Suara.com - Saat ini kasus Covid-19 global dan Indonesia terus mengalami penurunan. Namun di sisi lain, risiko global mengalami peningkatan, diantaranya dengan adanya eskalasi geopolitik yang terjadi antara Rusia-Ukraina, serta kenaikan harga bahan pangan dan energi.
Hal tersebut dapat menimbulkan efek signifikan terhadap pertumbuhan global, perdagangan, dan inflasi.
Menteri Keuangan (Menkeu), Sri Mulyani Indrawati menyampaikan pemerintah harus mengantisipasi dan mewaspadai spillover dari kondisi tersebut.
“Perang di Rusia-Ukraina juga telah menyebabkan disrupsi sisi produksi atau supply shock yang sangat besar sehingga mendorong kenaikan ekstrem harga-harga komoditas global,” ujar Sri Mulyani, Jumat (20/5/2022).
Menkeu menilai pergeseran risiko, tantangan inflasi global, dan pengetatan moneter menimbulkan situasi pilihan kebijakan atau policy trade-off yang sangat sulit yang dihadapi oleh semua negara di dunia.
Menghadapi hal tersebut, pemerintah dihadapkan kepada dua alternatif kebijakan.
Pertama, segera mengembalikan stabilitas harga atau mengendalikan inflasi. Pilihan ini dilakukan dengan pengetatan moneter dan fiskal yang berdampak negatif terhadap pertumbuhan ekonomi.

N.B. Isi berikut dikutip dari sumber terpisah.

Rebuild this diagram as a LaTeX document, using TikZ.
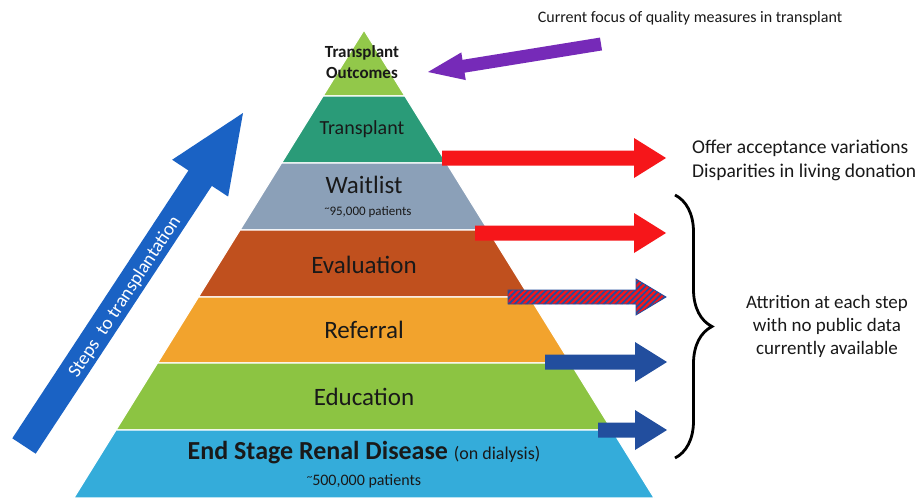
\documentclass[tikz,border=0pt]{standalone}
\usepackage{fontspec}
\setmainfont{Carlito}
\usetikzlibrary{calc,decorations.pathreplacing,patterns.meta}
\definecolor{cOut}{RGB}{146,200,74}
\definecolor{cTx}{RGB}{42,155,120}
\definecolor{cWait}{RGB}{139,160,184}
\definecolor{cEval}{RGB}{192,80,30}
\definecolor{cRef}{RGB}{242,163,45}
\definecolor{cEdu}{RGB}{140,196,66}
\definecolor{cEsrd}{RGB}{52,172,218}
\definecolor{cPurple}{RGB}{118,42,184}
\definecolor{cBigBlue}{RGB}{26,98,196}
\definecolor{cRed}{RGB}{246,22,26}
\definecolor{cDBlue}{RGB}{34,78,158}
\definecolor{cText}{RGB}{25,25,25}
\newcommand\fs[2]{\fontsize{#1}{#2}\selectfont}
% block arrow: #1 style, #2 from, #3 to, #4 shaft half width, #5 head half width, #6 head length
\newcommand\blockarrow[6]{%
  \coordinate (bah) at ($(#3)!#6!(#2)$);
  \path[#1] ($(#2)!#4!90:(#3)$) -- ($(bah)!#4!90:(#3)$) -- ($(bah)!#5!90:(#3)$) -- (#3)
    -- ($(bah)!#5!-90:(#3)$) -- ($(bah)!#4!-90:(#3)$) -- ($(#2)!#4!-90:(#3)$) -- cycle;}
\tikzset{
  layer/.style={draw=white, line width=1.2pt},
  lbl/.style={text=cText, inner sep=0pt, align=center},
  redarrow/.style={fill=cRed},
  bluearrow/.style={fill=cDBlue},
  stripearrow/.style={preaction={fill=cRed}, pattern={Lines[angle=45,distance=4.2pt,line width=1.7pt]}, pattern color=cDBlue, draw=cDBlue, line width=0.8pt},
}
\begin{document}
\begin{tikzpicture}[x=1pt,y=-1pt]
\useasboundingbox (0,0) rectangle (922,498);
\fill[white] (0,0) rectangle (922,498);
% pyramid layers
\fill[cOut, layer] (364,30) -- (404.92,96) -- (323.08,96) -- cycle;
\fill[cTx, layer] (323.08,96) -- (404.92,96) -- (446.46,163) -- (281.54,163) -- cycle;
\fill[cWait, layer] (281.54,163) -- (446.46,163) -- (488,230) -- (240,230) -- cycle;
\fill[cEval, layer] (240,230) -- (488,230) -- (529.54,297) -- (198.46,297) -- cycle;
\fill[cRef, layer] (198.46,297) -- (529.54,297) -- (570.46,363) -- (157.54,363) -- cycle;
\fill[cEdu, layer] (157.54,363) -- (570.46,363) -- (612,430) -- (116,430) -- cycle;
\fill[cEsrd, layer] (116,430) -- (612,430) -- (654.16,498) -- (73.84,498) -- cycle;
% layer texts
\node[lbl, font=\fs{17}{21}\bfseries] (outc) at (362,62) {Transplant\\Outcomes};
\node[lbl, font=\fs{20}{24}] (txp) at (362,129) {Transplant};
\node[lbl, font=\fs{25}{30}] (wait) at (364,185) {Waitlist};
\node[lbl, font=\fs{13}{15}] (waitn) at (368,212) {\raisebox{.3em}{\fs{10}{10}\textasciitilde}95,000 patients};
\node[lbl, font=\fs{25}{30}] (eval) at (364,265) {Evaluation};
\node[lbl, font=\fs{25}{30}] (ref) at (364,330) {Referral};
\node[lbl, font=\fs{25}{30}] (edu) at (364,397) {Education};
\node[lbl, font=\fs{26}{30}] (esrd) at (364,453) {{\bfseries End Stage Renal Disease} {\fs{18}{20}(on dialysis)}};
\node[lbl, font=\fs{16}{18}] (esrdn) at (364,481) {\raisebox{.3em}{\fs{11}{11}\textasciitilde}500,000 patients};
% side texts
\node[lbl, font=\fs{16}{18}] (focus) at (690,18) {Current focus of quality measures in transplant};
\node[lbl, font=\fs{19.5}{24}, anchor=west, align=left] (offer) at (692,160) {Offer acceptance variations\\Disparities in living donation};
\node[lbl, font=\fs{19}{23}] (attr) at (827,326) {Attrition at each step\\with no public data\\currently available};
% purple arrow
\coordinate (pT) at (601,44);
\coordinate (pH) at (428,72);
\blockarrow{fill=cPurple}{pT}{pH}{6.5pt}{14pt}{36pt}
% big blue arrow
\coordinate (bT) at (24,446);
\coordinate (bH) at (243,113);
\blockarrow{fill=cBigBlue}{bT}{bH}{14pt}{33.5pt}{78pt}
\node[font=\fs{19}{20}, text=white, rotate=56.7, inner sep=0pt] (steps) at (125,297) {Steps\hspace{.25em} to transplantation};
% right arrows
\coordinate (r1s) at (442,158); \coordinate (r1e) at (666,158);
\coordinate (r2s) at (475,233); \coordinate (r2e) at (666,233);
\coordinate (r3s) at (508,297); \coordinate (r3e) at (666,297);
\coordinate (r4s) at (545,362); \coordinate (r4e) at (667,362);
\coordinate (r5s) at (598,430); \coordinate (r5e) at (667,430);
\blockarrow{redarrow}{r1s}{r1e}{7.5pt}{20pt}{32pt}
\blockarrow{redarrow}{r2s}{r2e}{7.5pt}{20pt}{32pt}
\blockarrow{stripearrow}{r3s}{r3e}{7pt}{18pt}{30pt}
\blockarrow{bluearrow}{r4s}{r4e}{7.5pt}{20pt}{32pt}
\blockarrow{bluearrow}{r5s}{r5e}{7.5pt}{20pt}{32pt}
% brace
\coordinate (brT) at (675,195);
\coordinate (brB) at (675,458);
\draw[line width=2.8pt, decorate, decoration={brace, amplitude=37pt, aspect=0.5}] (brT) -- (brB);
\end{tikzpicture}
\end{document}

Pilihan kedua adalah tetap mendukung akselerasi pemulihan ekonomi yang telah terpukul sangat dalam akibat pandemi.
“Pilihan kebijakan yang sangat sulit ini apabila tidak dikelola, maka risiko global akan menciptakan kondisi global yang disebut stagflasi, yaitu fenomena inflasi tinggi dan terjadi diikuti atau dibarengi dengan resesi seperti yang pernah terjadi pada periode awal 1980-an dan 1990-an,” kata Menkeu.
Baca Juga: Defisit APBN Tahun Depan Bakal di Bawah 3 Persen, Mampukah Sri Mulyani Kejar Target Tersebut?
Menkeu mengungkapkan kondisi stagflasi akan memberikan imbas negatif ke seluruh dunia, terutama terhadap negara-negara berkembang dan emerging market.